Swap: 976Mi 0B 976Mi

sysctl vm.swappiness result:

vm.swappiness = 60

sudo lshw -C memory result:

PCI (sysfs)  
  *-firmware                
       description: BIOS
       vendor: American Megatrends Inc.
       physical id: 1
       version: E16S3IMS.108
       date: 11/18/2019
       size: 64KiB
       capacity: 16MiB
       capabilities: pci upgrade shadowing cdboot bootselect edd int13floppy1200 int13floppy720 int13floppy2880 int5printscreen int9keyboard int14serial int17printer acpi usb biosbootspecification uefi
  *-memory
       description: System Memory
       physical id: 3b
       slot: System board or motherboard
       size: 16GiB
     *-bank:0
          description: SODIMM DDR4 Synchronous 2667 MHz (0,4 ns)
          product: M471A2K43CB1-CTD
          vendor: Samsung
          physical id: 0
          serial: 36BD8D3D
          slot: ChannelA-DIMM0
          size: 16GiB
          width: 64 bits
          clock: 2667MHz (0.4ns)
     *-bank:1
          description: [empty]
          physical id: 1
          slot: ChannelB-DIMM0
  *-cache:0
       description: L1 cache
       physical id: 45
       slot: L1 Cache
       size: 384KiB
       capacity: 384KiB
       capabilities: synchronous internal write-back unified
       configuration: level=1
  *-cache:1
       description: L2 cache
       physical id: 46
       slot: L2 Cache
       size: 1536KiB
       capacity: 1536KiB
       capabilities: synchronous internal write-back unified
       configuration: level=2
  *-cache:2
       description: L3 cache
       physical id: 47
       slot: L3 Cache
       size: 12MiB
       capacity: 12MiB
       capabilities: synchronous internal write-back unified
       configuration: level=3
  *-memory UNCLAIMED
       description: RAM memory
       product: Intel Corporation
       vendor: Intel Corporation
       physical id: 14.2
       bus info: pci@0000:00:14.2
       version: 00
       width: 64 bits
       clock: 33MHz (30.3ns)
       capabilities: pm cap_list
       configuration: latency=0
       resources: memory:d5418000-d5419fff memory:d541d000-d541dfff

htop output just before freezing and after increasing the swap memory: htop

1 Answers1

1

According to the output of free -h, your swap file is already full (0 free). Linux saw your free swap space and put some cached/shared memory in it and called it a day, but didn't realize that would lead to your system's death when the 2.8GB of physical memory filled up.

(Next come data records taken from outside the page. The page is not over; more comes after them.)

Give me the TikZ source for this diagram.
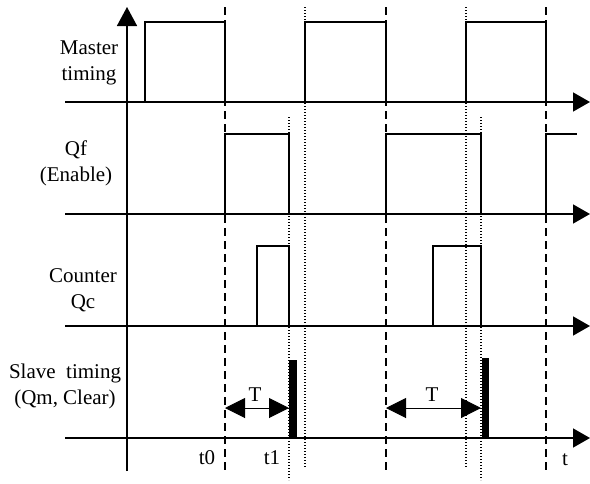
\documentclass[tikz,border=0pt]{standalone}
\usepackage{fontspec}
\setmainfont{Liberation Serif}
\usetikzlibrary{arrows.meta}
\begin{document}
\begin{tikzpicture}[x=1pt,y=-1pt,
  lbl/.style={inner sep=0pt,align=center,font=\fontsize{21}{26}\selectfont},
  axis/.style={line width=1.6pt,-{Triangle[length=17pt,width=19pt]}},
  sig/.style={line width=1.5pt},
  sigb/.style={line width=2.2pt},
  dashline/.style={line width=1.4pt,dash pattern=on 8pt off 5pt},
  dotline/.style={line width=1.2pt,dash pattern=on 1pt off 2pt},
  tarrow/.style={line width=1pt,{Triangle[length=20pt,width=20pt]}-{Triangle[length=20pt,width=20pt]}}]
\useasboundingbox (0,0) rectangle (590,483);
% guide lines
\foreach \x in {225,386,546} \draw[dashline] (\x,7) -- (\x,472);
\foreach \x in {305,466} \draw[dotline] (\x,7) -- (\x,468);
\foreach \x in {289,481} \draw[dotline] (\x,117) -- (\x,480);
% vertical axis
\draw[line width=1.6pt,-{Triangle[length=19pt,width=20pt]}] (127,471) -- (127,7);
% horizontal axes
\foreach \y in {102,214,326,438} \draw[axis] (65,\y) -- (590,\y);
% master timing
\draw[sig] (145,102) rectangle (225,22);
\draw[sig] (305,102) rectangle (386,22);
\draw[sig] (466,102) rectangle (546,22);
% Qf
\draw[sigb] (225,214) rectangle (289,134);
\draw[sig] (386,214) rectangle (481,134);
\draw[sig] (546,214) -- (546,134) -- (577,134);
% counter
\draw[line width=1.2pt] (257,326) rectangle (289,246);
\draw[sigb] (433,326) rectangle (481,246);
% slave bars
\fill (289,360) rectangle (297,439);
\fill (482,358) rectangle (489,439);
% T arrows
\coordinate (ta1) at (225,408); \coordinate (tb1) at (289,408);
\coordinate (ta2) at (386,408); \coordinate (tb2) at (481,408);
\draw[tarrow] (ta1) -- (tb1);
\draw[tarrow] (ta2) -- (tb2);
\node[lbl] (T1) at (255,395) {T};
\node[lbl] (T2) at (432,395) {T};
% labels
\node[lbl] (master) at (89,63) {Master\\timing};
\node[lbl] (qf) at (76,163) {Qf\\(Enable)};
\node[lbl] (counter) at (83,290) {Counter\\Qc};
\node[lbl] (slave) at (65,386) {Slave\ \ timing\\(Qm, Clear)};
\node[lbl] (t0) at (207,458) {t0};
\node[lbl] (t1) at (272,458) {t1};
\node[lbl] (t) at (565,460) {t};
\end{tikzpicture}
\end{document}
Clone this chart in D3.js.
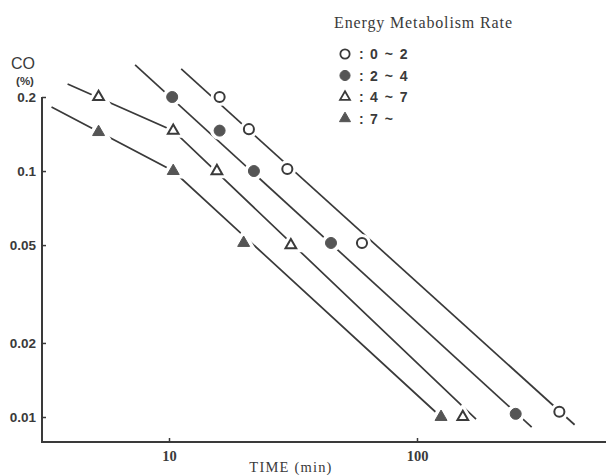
<!DOCTYPE html>
<html>
<head>
<meta charset="utf-8">
<script src="https://cdn.jsdelivr.net/npm/d3@7"></script>
<style>
  body { margin: 0; background: #fff; }
  svg { display: block; }
</style>
</head>
<body>
<div class="container"></div>
<script>
// values: [time (min), CO (%)]
const openCircle = [[16, 0.2], [21, 0.148], [30, 0.102], [60, 0.051], [375, 0.0105]]
const filledCircle = [[10.3, 0.2], [16, 0.146], [22, 0.1], [45, 0.051], [250, 0.0103]]
const openTri = [[5.2, 0.2], [10.4, 0.146], [15.6, 0.1], [31, 0.05], [153, 0.01]]
const filledTri = [[5.2, 0.144], [10.4, 0.1], [20, 0.051], [125, 0.01]]

// fitted lines drawn through each group
const openCircleFit = [[11.2, 0.26], [432, 0.0093]]
const filledCircleFit = [[7.3, 0.27], [290, 0.0091]]
const openTriFit = [[3.9, 0.226], [10.4, 0.146], [173, 0.0098]]
const filledTriFit = [[3.36, 0.182], [10.4, 0.1], [125, 0.01]]

const yTicks = [0.01, 0.02, 0.05, 0.1, 0.2]
const xTicks = [10, 100]
const legendLabels = ["0 ~ 2", "2 ~ 4", "4 ~ 7", "7 ~"]

const width = 608
const height = 475
const ink = "#3a3a3a"

const x = d3.scaleLog().domain([10, 100]).range([169, 417])
const y = d3.scaleLog().domain([0.01, 0.2]).range([417, 97])
const axisY = 442
const axisX = 42

const svg = d3.select(".container")
    .append("svg")
    .attr("width", width)
    .attr("height", height)

// axes
svg.append("path")
    .attr("d", `M${axisX},${y(0.2)} V${axisY} H${width - 2}`)
    .attr("fill", "none")
    .attr("stroke", ink)
    .attr("stroke-width", 2)

const yAxis = svg.append("g")
    .attr("transform", `translate(${axisX},0)`)
    .call(d3.axisLeft(y).tickValues(yTicks).tickSize(-4).tickPadding(6)
        .tickFormat(d => String(d)))
yAxis.select(".domain").remove()
yAxis.selectAll("line").attr("stroke", ink).attr("stroke-width", 1.5)
yAxis.selectAll("text")
    .attr("fill", ink)
    .attr("font-family", "Liberation Sans, Arial, sans-serif")
    .attr("font-weight", "bold")
    .attr("font-size", 13.5)

const xAxis = svg.append("g")
    .attr("transform", `translate(0,${axisY})`)
    .call(d3.axisBottom(x).tickValues(xTicks).tickSize(-4).tickPadding(9)
        .tickFormat(d => String(d)))
xAxis.select(".domain").remove()
xAxis.selectAll("line").attr("stroke", ink).attr("stroke-width", 1.5)
xAxis.selectAll("text")
    .attr("fill", ink)
    .attr("font-family", "Liberation Serif, Times New Roman, serif")
    .attr("font-weight", "bold")
    .attr("font-size", 14.5)

svg.append("text")
    .attr("x", 291).attr("y", 472)
    .attr("text-anchor", "middle")
    .attr("fill", ink)
    .attr("font-family", "Liberation Serif, serif")
    .attr("font-size", 14.5)
    .attr("letter-spacing", 1.2)
    .text("TIME (min)")

svg.append("text")
    .attr("x", 23).attr("y", 69)
    .attr("text-anchor", "middle")
    .attr("fill", ink)
    .attr("font-family", "Liberation Sans, Arial, sans-serif")
    .attr("font-size", 16)
    .text("CO")

svg.append("text")
    .attr("x", 25).attr("y", 85)
    .attr("text-anchor", "middle")
    .attr("fill", ink)
    .attr("font-family", "Liberation Sans, Arial, sans-serif")
    .attr("font-weight", "bold")
    .attr("font-size", 11.5)
    .text("(%)")

// lines
const line = d3.line().x(d => x(d[0])).y(d => y(d[1]))
svg.append("g")
    .selectAll("path")
    .data([openCircleFit, filledCircleFit, openTriFit, filledTriFit])
    .join("path")
    .attr("d", line)
    .attr("fill", "none")
    .attr("stroke", ink)
    .attr("stroke-width", 1.7)

const series = [
    { data: openCircle, type: d3.symbolCircle, size: 80, filled: false },
    { data: filledCircle, type: d3.symbolCircle, size: 95, filled: true },
    { data: openTri, type: d3.symbolTriangle, size: 50, filled: false },
    { data: filledTri, type: d3.symbolTriangle, size: 62, filled: true }
]

// white halos make the breaks in the lines around each mark
series.forEach(s => {
    const sym = d3.symbol().type(s.type).size(s.size)
    svg.append("g")
        .selectAll("path")
        .data(s.data)
        .join("path")
        .attr("transform", d => `translate(${x(d[0])},${y(d[1])})`)
        .attr("d", sym)
        .attr("fill", "#fff")
        .attr("stroke", "#fff")
        .attr("stroke-width", 8)
})

series.forEach(s => {
    const sym = d3.symbol().type(s.type).size(s.size)
    svg.append("g")
        .selectAll("path")
        .data(s.data)
        .join("path")
        .attr("transform", d => `translate(${x(d[0])},${y(d[1])})`)
        .attr("d", sym)
        .attr("fill", s.filled ? "#555" : "#fff")
        .attr("stroke", s.filled ? "#555" : ink)
        .attr("stroke-width", s.filled ? 1 : 2)
})

// legend
svg.append("text")
    .attr("x", 334).attr("y", 28)
    .attr("fill", ink)
    .attr("font-family", "Liberation Serif, serif")
    .attr("font-size", 16)
    .attr("textLength", 178)
    .text("Energy Metabolism Rate")

const legend = svg.append("g")
    .selectAll("g")
    .data(series)
    .join("g")
    .attr("transform", (d, i) => `translate(345,${54 + i * 21.5})`)

legend.append("path")
    .attr("d", d => d3.symbol().type(d.type).size(d.size * 0.85)())
    .attr("fill", d => d.filled ? "#555" : "#fff")
    .attr("stroke", d => d.filled ? "#555" : ink)
    .attr("stroke-width", d => d.filled ? 1 : 1.8)

legend.append("text")
    .attr("x", 14).attr("y", 5)
    .attr("fill", ink)
    .attr("font-family", "Liberation Sans, Arial, sans-serif")
    .attr("font-weight", "bold")
    .attr("font-size", 14)
    .text(":")

legend.append("text")
    .attr("x", 25).attr("y", 5)
    .attr("fill", ink)
    .attr("font-family", "Liberation Sans, Arial, sans-serif")
    .attr("font-weight", "bold")
    .attr("font-size", 14)
    .attr("word-spacing", 3)
    .text((d, i) => legendLabels[i])
</script>
</body>
</html>
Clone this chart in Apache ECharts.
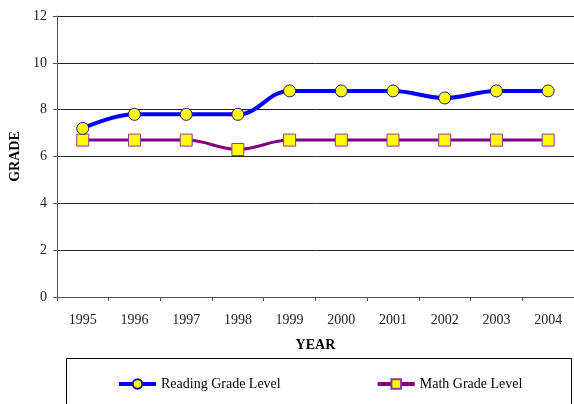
<!DOCTYPE html>
<html>
<head>
<meta charset="utf-8">
<script src="https://cdn.jsdelivr.net/npm/echarts@6/dist/echarts.min.js"></script>
<style>
  html, body { margin: 0; padding: 0; background: #fff; }
  #chart { width: 574px; height: 404px; }
</style>
</head>
<body>
<div id="chart"></div>
<script>
var years = ['1995', '1996', '1997', '1998', '1999', '2000', '2001', '2002', '2003', '2004'];
var reading = [7.2, 7.8, 7.8, 7.8, 8.8, 8.8, 8.8, 8.5, 8.8, 8.8];
var math = [6.7, 6.7, 6.7, 6.3, 6.7, 6.7, 6.7, 6.7, 6.7, 6.7];

var font = '"Liberation Serif", "Times New Roman", serif';

var option = {
	animation: false,
	textStyle: { fontFamily: font },
	grid: { left: 56, right: -1, top: 16, bottom: 107 },
	xAxis: {
		type: 'category',
		data: years,
		name: 'YEAR',
		nameLocation: 'middle',
		nameGap: 41,
		nameTextStyle: { fontFamily: font, fontSize: 14, fontWeight: 'bold', color: '#000' },
		axisLine: { lineStyle: { color: '#555', width: 1 } },
		axisTick: { show: true, alignWithLabel: false, length: 4, lineStyle: { color: '#555' } },
		axisLabel: { fontFamily: font, fontSize: 14, color: '#222', margin: 16 }
	},
	yAxis: {
		type: 'value',
		min: 0,
		max: 12,
		interval: 2,
		name: 'GRADE',
		nameLocation: 'middle',
		nameGap: 30,
		nameRotate: 90,
		nameTextStyle: { fontFamily: font, fontSize: 14, fontWeight: 'bold', color: '#000' },
		axisLine: { show: true, lineStyle: { color: '#555', width: 1 } },
		axisTick: { show: true, length: 4, lineStyle: { color: '#555' } },
		axisLabel: { fontFamily: font, fontSize: 14, color: '#222', margin: 10 },
		splitLine: { lineStyle: { color: '#222', width: 1 } }
	},
	legend: {
		left: 112,
		top: 372,
		itemWidth: 37,
		itemHeight: 12,
		itemGap: 95,
		lineStyle: { width: 4 },
		textStyle: { fontFamily: font, fontSize: 14, color: '#000' },
		data: ['Reading Grade Level', 'Math Grade Level']
	},
	graphic: [{
		type: 'rect',
		shape: { x: 66.5, y: 358.5, width: 505, height: 60 },
		style: { fill: 'none', stroke: '#000', lineWidth: 1 }
	}],
	series: [{
		name: 'Reading Grade Level',
		type: 'line',
		data: reading,
		smooth: 0.4,
		symbol: 'circle',
		symbolSize: 12,
		lineStyle: { color: '#0000ff', width: 4 },
		itemStyle: { color: '#ffff00', borderColor: '#1a1a80', borderWidth: 1 },
		z: 3
	}, {
		name: 'Math Grade Level',
		type: 'line',
		data: math,
		smooth: 0.4,
		symbol: 'rect',
		symbolSize: 12,
		lineStyle: { color: '#800080', width: 3 },
		itemStyle: { color: '#ffff00', borderColor: '#993399', borderWidth: 1 },
		z: 2
	}]
};

var chart = echarts.init(document.getElementById('chart'));
chart.setOption(option);
</script>
</body>
</html>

Quick free fix: increase your swap size. On my system I have 8GB RAM so I use 24GB of swap, but anything above 25GB should be good for you (the general rule of thumb is that swap should be 2x the physical ram size, but you can put more if you run into problems in the future).

Way more expensive but results in better experience: When linux starts using your swap file, things typically start getting slow. I mean, the slow kind of slow. Cursor lag, waiting on browser tabs for more than 15 seconds, it's a nightmare unless if you're keeping your swap on some kind of multi-thousand dollar NVMe drive. So I recommend just downloading buying more RAM to get the best performance. You have a free RAM slot according to the output of sudo lshw -C memory, so that's not going to be a problem.